An artificial neural network model to predict olive mechanical harvesting: A first approach based on metadata

Olive's trees growing, especially intended for olive oil production, is a central agricultural activity in the Mediterranean area and increasing efforts are directed toward reducing its production costs. Under this perspective, mechanical harvesting is a crucial task to improve the profitability of olive groves. In medium and high density, i.e. up to 600 trees per hectare, olive orchards trunk shaking is the most common practice, where harvesting efficiency greatly depends on several parameters, such as tree dimensional traits, cultivar, fruit ripeness indexes. In this contest, the ratio between the fruit removal force and fruit mass has been proposed as a predicting index for the harvesting efficiency, but at the same time has been recognized that such index it's not independent from the other above mentioned crop parameters (e.g. cultivar or canopy volume).
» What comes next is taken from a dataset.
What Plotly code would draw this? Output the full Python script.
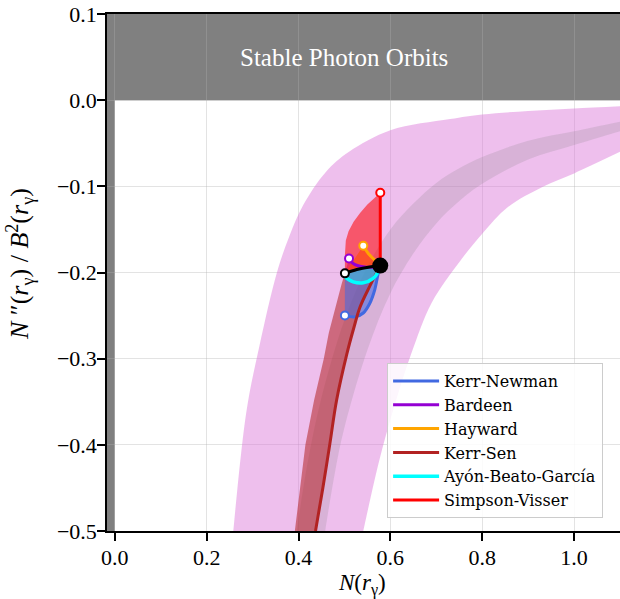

So, the harvesting efficiency can be considered the output of a complex system with nonlinear relationships among input data, and where the exact nature of the interactions is unknown. In this situation, artificial neural network (ANN) it is a potentially suitable system to tackle the problem. This approach has been followed in the present work by gathering data from literature about olive mechanical harvesting efficiency and as much as possible of the underlying crop parameters. The latter have been used as input variables of an ANN model built to predict the olive harvest efficiency of trunk shakers. The model (10 input, 1 hidden layer, 2 nodes, learning rate 0.3, momentum 0.4) allows a satisfactory prediction of the harvest efficiency, as stated by a correctness of the internal validation of about 86% (within 5% range of validating internal data set), a determination coefficient of 0.88 between desired and predicted data, and a determination coefficient of 0.93 between actual and predicted data of an external validating data set. The results of this first ANN approach based on metadata indicate that this computing system could be effectively implemented at single orchard level as a tool for olive mechanical harvest optimization.